Innovation and Adaptation in a (Coronavirus) Panic

Analyzing the innovative nontraditional security responses prompted by the rapid outbreak COVID-19 that have helped keep communities healthy

By  Pamela Kennedy Co-Author  • Joseph Ross Co-Author

In China

How many times have you washed your hands today? In the face of the novel coronavirus outbreak, there is little individual people can do except wash their hands, follow official guidance, and wait to see how the fallout will affect daily life, right?

Well, not really. People can and are doing more. Infectious diseases are threats that fall under nontraditional security—issues that transcend borders and that are best countered by an array of responses from civil society and individuals, not just governments and militaries. In the hyperconnected modern world, infectious diseases like COVID-19 are transnational threats that don’t care about borders, nationalities, or treaties. It can’t be engaged like a competing state in negotiation. The rapid outbreak prompted precisely the kind of collaborative and creative approaches that epitomize a nontraditional security response. While these innovations probably will not accelerate the progress of a COVID-19 vaccine or significantly slow the rate of infection, they can help fight feelings of panic or helplessness. They give people tools to protect the health of their communities.

At the level of the state, the response to the virus must combine whole-of-government and public-private cooperation. Even the simplest of policy decisions requires the rapid utilization of large amounts of resources ranging from research on vaccines to guidance on travel restrictions and quarantines. For example, Italy imposed a strict lockdown in the northern part of the country, soon expanding across the nation, to prevent people in Italy from spreading the coronavirus in public. This policy required businesses to shut their doors. Across the United States, cities are asking businesses to close and advising people to stay home.

While NGOs and other health-related agencies mobilize their capabilities, the catch-up period of trying to understand the virus and respond leaves people sifting through media and government reports, trying to figure out how they should respond as individuals.

In some places, new tools are ready to help. An exciting approach has come from Taiwan: a platform of apps for finding pharmacies with face masks in stock. Developed by Taiwan’s digital minister, Audrey Tang, by combining government data with the ingenuity of individual programmers, the app is an open-source tool that responds to individuals’ need for a sense of security.

By allowing users to access accurate data on which pharmacies nearby have adult and child face masks available, the app helps to quell the panic that might ensue if stories of face mask shortages began circulating. It also helps people find supplies they need if they or their neighbors are sick, a reassuring ability in an uncertain time.

Being an open-source program, the app epitomizes the broad collaboration between government officials and citizens that is necessary to address nontraditional security issues. Other countries could copy the app—the Singapore government, for example, has released an open-source app for tracing the spread of the virus. Programmers could also take the apps a step further to help people locate other vital supplies, like soap and medicine—like an app a developer in the U.S. is working on—or perhaps to identify areas where supplies are running short and donations might be needed.

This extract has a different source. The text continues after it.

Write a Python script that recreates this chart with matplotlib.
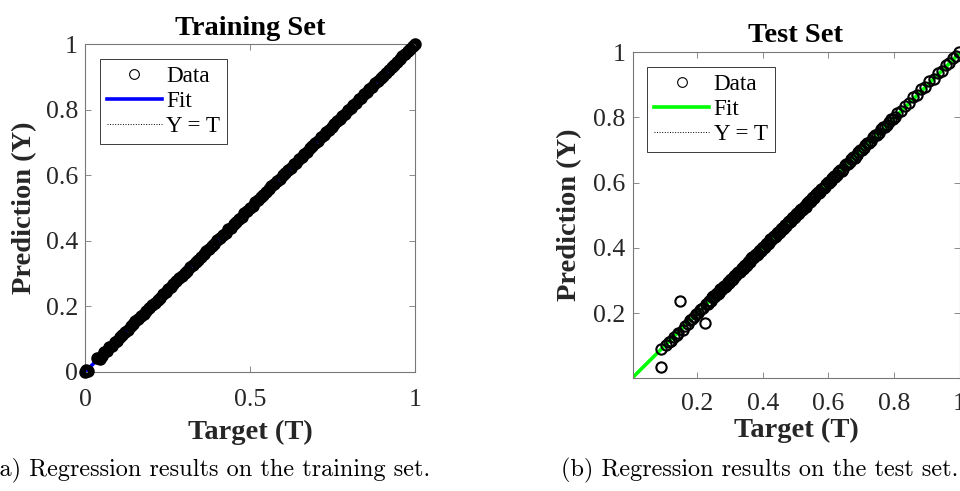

Other innovators like Ryan Jun-seo Hong, a college student from South Korea, are taking a similar route. Utilizing government-sourced data, Hong’s Coronamap.live is one of several web-based applications created by private software developers to track the spread of the virus. Trackers such as this allow citizens to avoid specific areas where infection rates are higher, which can help to prevent the coronavirus from spreading outside of hotspots.

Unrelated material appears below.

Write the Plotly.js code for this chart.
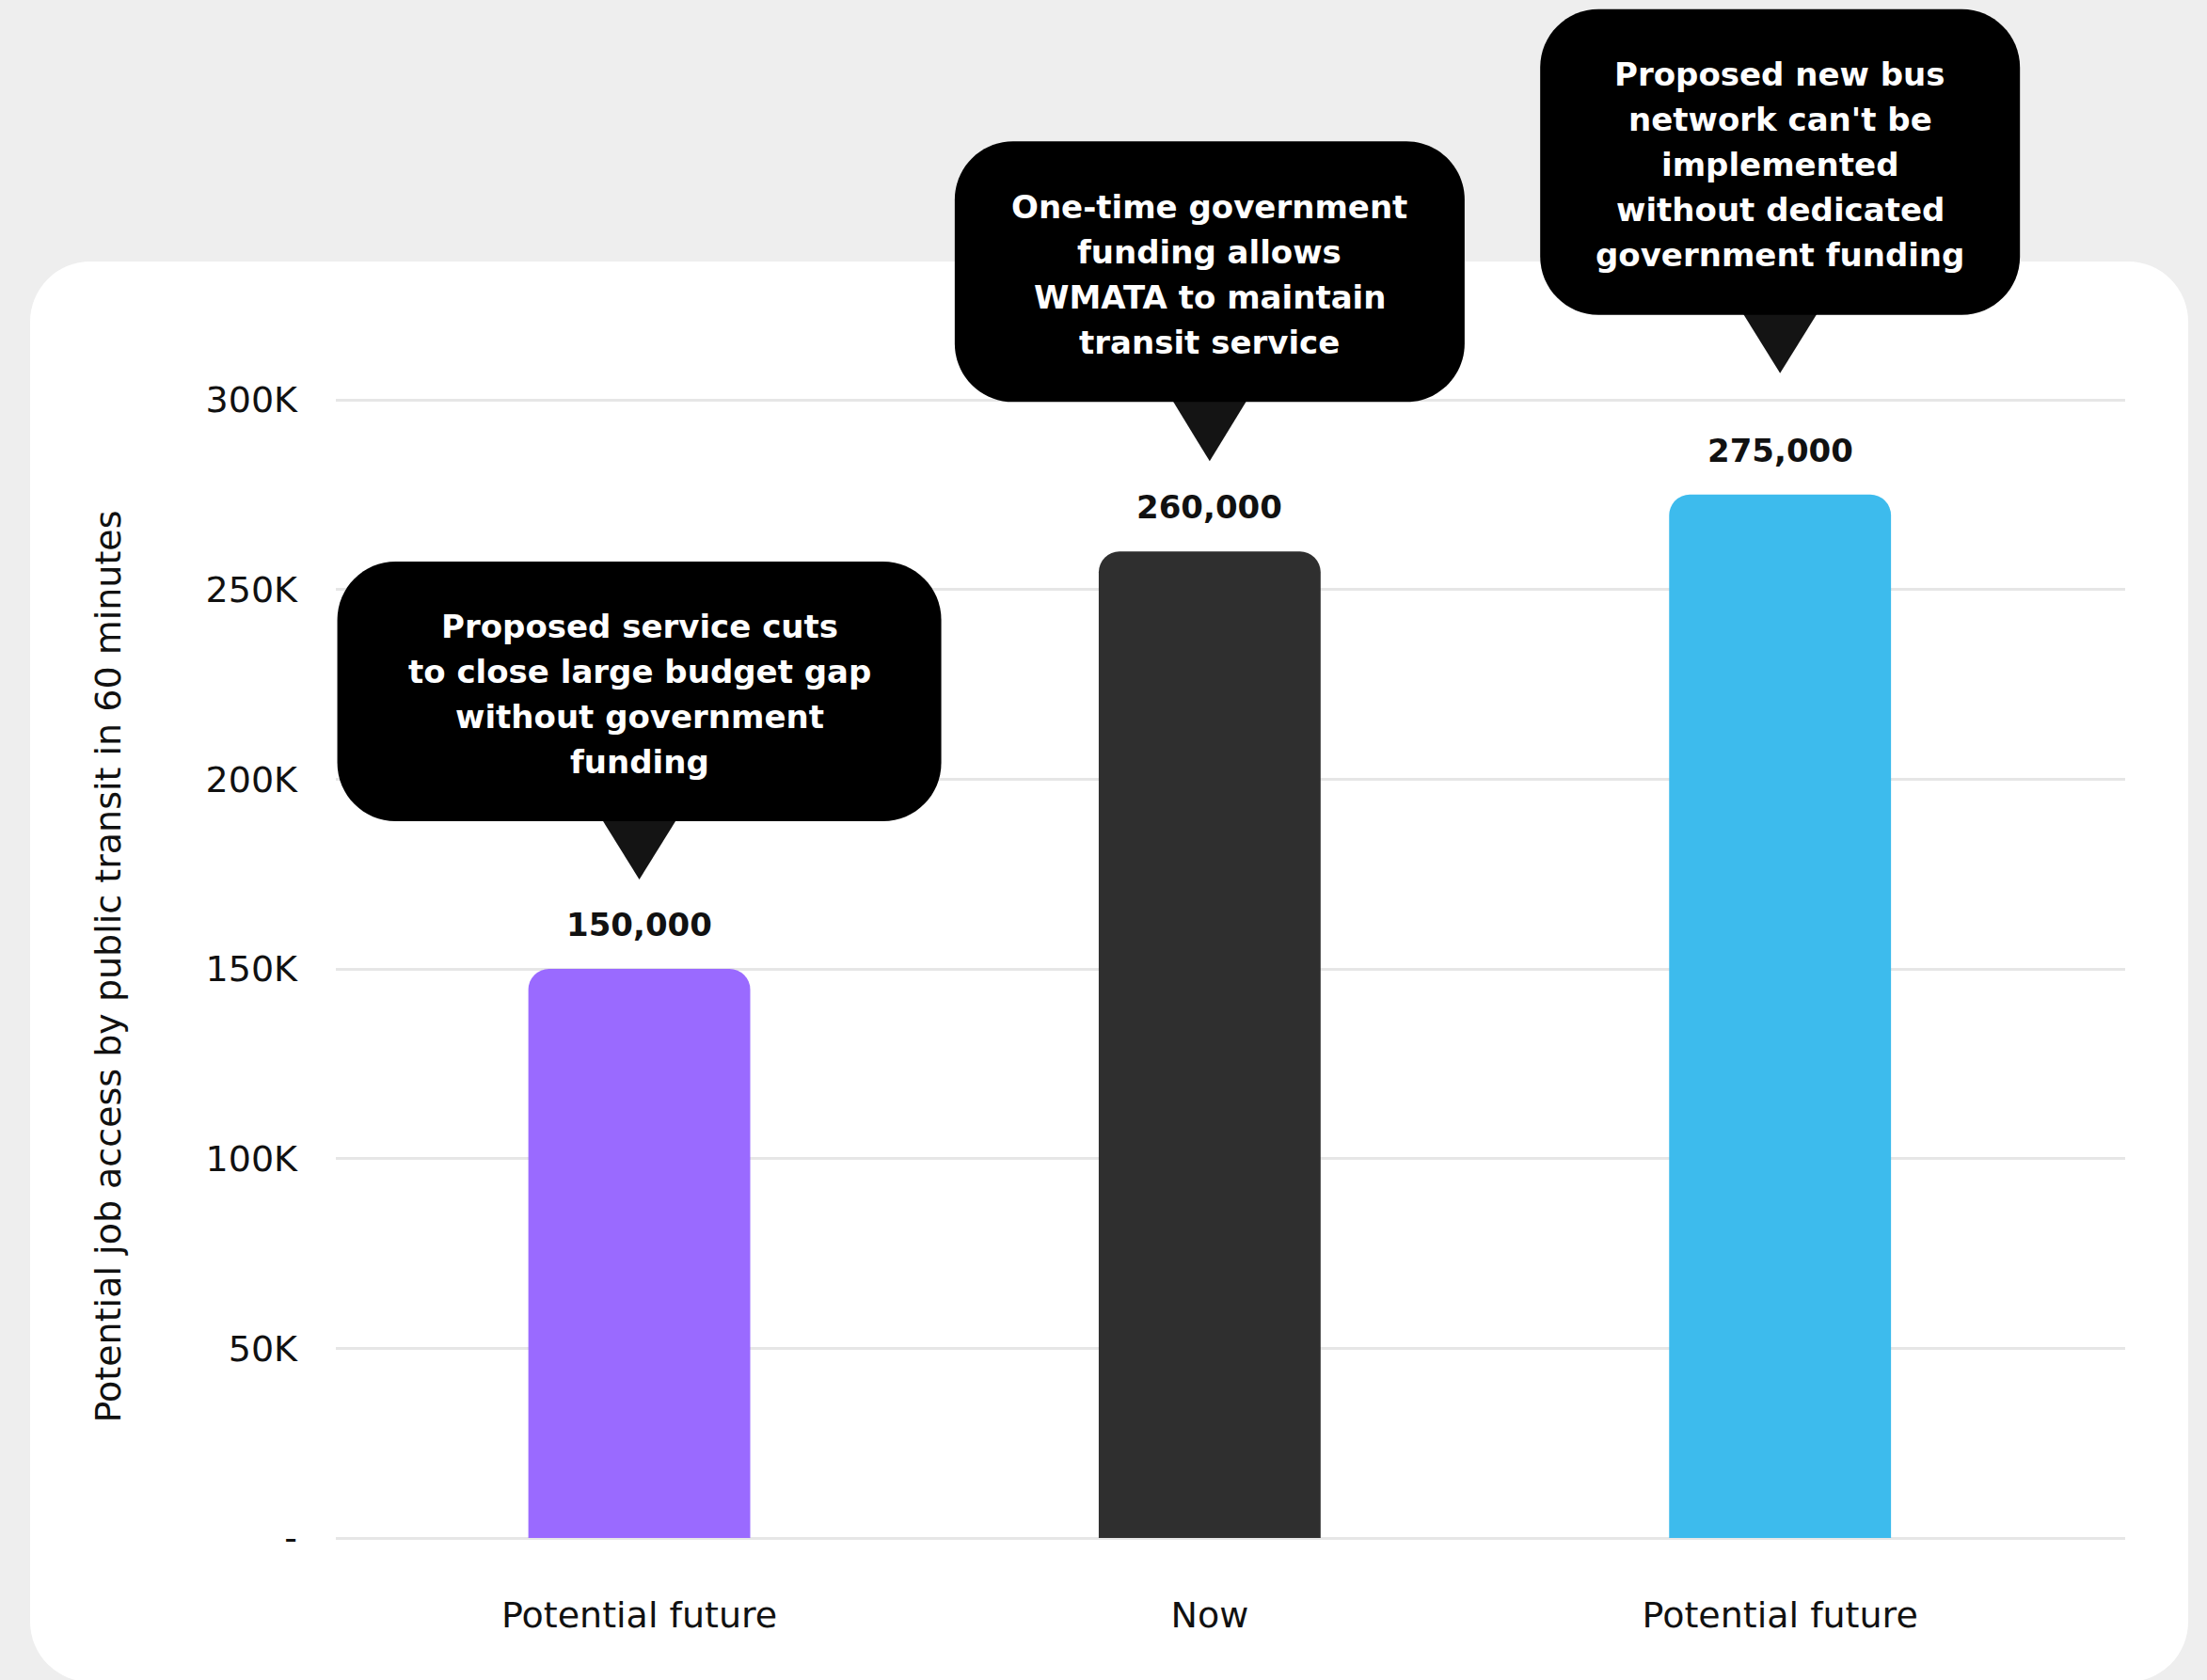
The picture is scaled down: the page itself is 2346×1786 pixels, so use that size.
<!DOCTYPE html>
<html>
<head>
<meta charset="utf-8">
<script src="https://cdn.plot.ly/plotly-3.0.1.min.js"></script>
<style>
  html, body { margin: 0; padding: 0; background: #EEEEEE; width: 2346px; height: 1786px; overflow: hidden; }
  #card { position: absolute; left: 32px; top: 278px; width: 2294px; height: 1510px; background: #FFFFFF; border-radius: 64px; }
  #chart { position: absolute; left: 0; top: 0; width: 2346px; height: 1786px; }
</style>
</head>
<body>
<div id="card"></div>
<div id="chart"></div>
<script>
// ---------------- data ----------------
const categories = ["Potential future", "Now", "Potential future"];
const jobAccess = [150000, 260000, 275000];
const yTickVals = [0, 50000, 100000, 150000, 200000, 250000, 300000];
const yTickText = ["-", "50K", "100K", "150K", "200K", "250K", "300K"];
const yAxisTitle = "Potential job access by public transit in 60 minutes";
const calloutLines = [
  ["Proposed service cuts", "to close large budget gap", "without government", "funding"],
  ["One-time government", "funding allows", "WMATA to maintain", "transit service"],
  ["Proposed new bus", "network can't be", "implemented", "without dedicated", "government funding"]
];

// ---------------- style ----------------
const barColors = ["#9A6AFF", "#2F2F2F", "#3DBBED"];
const FONT = "DejaVu Sans, sans-serif";
const Y_TOP = 301250;   // a little headroom so the 300K gridline is drawn
// callout geometry, pixels above the top of each bar
const calloutGeom = [
  { half: 321, top: 433, bottom: 157, apex: 95, lineTop: 364 },
  { half: 271, top: 436, bottom: 159, apex: 96, lineTop: 366 },
  { half: 255, top: 516, bottom: 191, apex: 129, lineTop: 447 }
];
const LINE_STEP = 48;
const BOX_RADIUS = 62;
const POINTER_HALF = 41;

const xPos = categories.map((_, i) => i);

function roundedRectPath(x0, x1, y0, y1, r) {
  const k = r * 0.5523;
  return `M ${x0 + r} ${y1} L ${x1 - r} ${y1} ` +
    `C ${x1 - r + k} ${y1} ${x1} ${y1 - r + k} ${x1} ${y1 - r} ` +
    `L ${x1} ${y0 + r} ` +
    `C ${x1} ${y0 + r - k} ${x1 - r + k} ${y0} ${x1 - r} ${y0} ` +
    `L ${x0 + r} ${y0} ` +
    `C ${x0 + r - k} ${y0} ${x0} ${y0 + r - k} ${x0} ${y0 + r} ` +
    `L ${x0} ${y1 - r} ` +
    `C ${x0} ${y1 - r + k} ${x0 + r - k} ${y1} ${x0 + r} ${y1} Z`;
}

const shapes = [];
const annotations = [];

xPos.forEach((xi, i) => {
  const g = calloutGeom[i];
  const anchorPaper = jobAccess[i] / Y_TOP;
  const base = {
    type: "path", xref: "x", yref: "paper",
    xsizemode: "pixel", ysizemode: "pixel",
    xanchor: xi, yanchor: anchorPaper,
    line: { width: 0 }, layer: "above"
  };
  shapes.push(Object.assign({}, base, {
    path: `M ${-POINTER_HALF} ${g.bottom + 4} L ${POINTER_HALF} ${g.bottom + 4} L 0 ${g.apex} Z`,
    fillcolor: "#141414"
  }));
  shapes.push(Object.assign({}, base, {
    path: roundedRectPath(-g.half, g.half, g.bottom, g.top, BOX_RADIUS),
    fillcolor: "#000000"
  }));

  calloutLines[i].forEach((line, j) => {
    annotations.push({
      xref: "x", yref: "y", x: xi, y: jobAccess[i],
      yshift: g.lineTop - j * LINE_STEP,
      text: "<b>" + line + "</b>",
      showarrow: false, xanchor: "center", yanchor: "middle",
      font: { family: FONT, size: 34, color: "#FFFFFF" }
    });
  });

  annotations.push({
    xref: "x", yref: "y", x: xi, y: jobAccess[i],
    yshift: 47,
    text: "<b>" + jobAccess[i].toLocaleString("en-US") + "</b>",
    showarrow: false, xanchor: "center", yanchor: "middle",
    font: { family: FONT, size: 34, color: "#111111" }
  });
});

const trace = {
  type: "bar",
  x: xPos,
  y: jobAccess,
  width: 0.389,
  marker: { color: barColors, cornerradius: 22, line: { width: 0 } },
  hoverinfo: "skip"
};

const layout = {
  width: 2346, height: 1786,
  margin: { l: 357, r: 87, t: 420, b: 151 },
  paper_bgcolor: "rgba(0,0,0,0)",
  plot_bgcolor: "rgba(0,0,0,0)",
  showlegend: false,
  font: { family: FONT, color: "#111111", size: 38 },
  xaxis: {
    range: [-0.532, 2.605],
    tickmode: "array", tickvals: xPos, ticktext: categories,
    showgrid: false, zeroline: false, showline: false, ticks: "",
    ticklabelstandoff: 56,
    tickfont: { family: FONT, size: 38, color: "#111111" },
    fixedrange: true
  },
  yaxis: {
    range: [0, Y_TOP],
    tickmode: "array", tickvals: yTickVals, ticktext: yTickText,
    showgrid: true, gridcolor: "#E6E6E6", gridwidth: 3,
    zeroline: true, zerolinecolor: "#E6E6E6", zerolinewidth: 3,
    showline: false, ticks: "",
    ticklabelstandoff: 40,
    tickfont: { family: FONT, size: 38, color: "#111111" },
    title: { text: yAxisTitle, font: { family: FONT, size: 38, color: "#111111" }, standoff: 78 },
    fixedrange: true
  },
  shapes: shapes,
  annotations: annotations
};

Plotly.newPlot("chart", [trace], layout, { displayModeBar: false, staticPlot: true });
</script>
</body>
</html>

Of course, an essential distinction between the face mask app and trackers that show the spread of the virus is that the former provides actionable information that any person can use to support the health of their community. A virus tracker offers factual information on the location of infection cases. Still, an unintended side effect is discrimination against people from those areas—or even panic and confusion in an area where cases begin to be found. The face mask app, however, provides a tool in support of good hygiene behavior: Rather than wondering what to do to protect themselves, people can use the app as a prompt to buy and use face masks.

These examples show the forte of a nontraditional approach to a devastating security problem. To overcome unconventional threats, solutions that utilize strengths such as technology limit weaknesses in the current system. And—perhaps most importantly—solutions like the face mask app are a reassuring reminder that, even with social distancing, people can do a lot to help each other in an unusual time of emergency. We’re all in this together.